La Tour-d'Auvergne (/fr/, before 1961: Latour, La Tor d'Auvèrnhe) is a commune in the Puy-de-Dôme department in Auvergne in central France.

==Geography==
The commune of La Tour-d'Auvergne is located on the west slope of the Massif du Sancy, at the southwestern extremity of the Puy-de-Dôme departement. It is 60 km (37 miles) away from Clermont-Ferrand and is crossed by the départementale 203 linking the A89 motorway and the départementale 2089 to Besse-et-Saint-Anastaise and Issoire.

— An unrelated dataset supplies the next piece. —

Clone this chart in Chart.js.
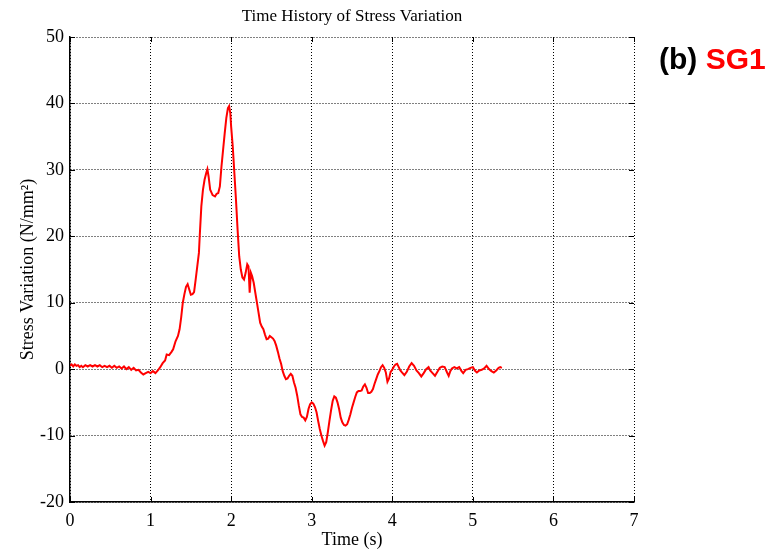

La Tour-d'Auvergne was the chef-lieu of the canton until 2015, and was composed of eight communes (La Tour-d'Auvergne, Bagnols, Puy-de-Dôme, Cros, Puy-de-Dôme, Trémouille-Saint-Loup, Chastreix, Saint-Donat, Picherande and Saint-Genès-Champespe). On the Artense plateau, which extends itself in between Cantal and the Tarentaine river south, the dam retention of Bort-les-Orgues, the Corrèze and the Avèse gorges west, La Bourboule and Mont-Dore glacier valley north and the massif du Sancy east, La Tour-d'Auvergne is an ancient village which holds its foundations on a basaltic piton, an old vestige of a volcanic flow of the massif du Sancy when it was a volcano, more than 250 000 years ago. Standing on a natural promontory, the village is located in between the Burande valleys and its tributary, the Burandou.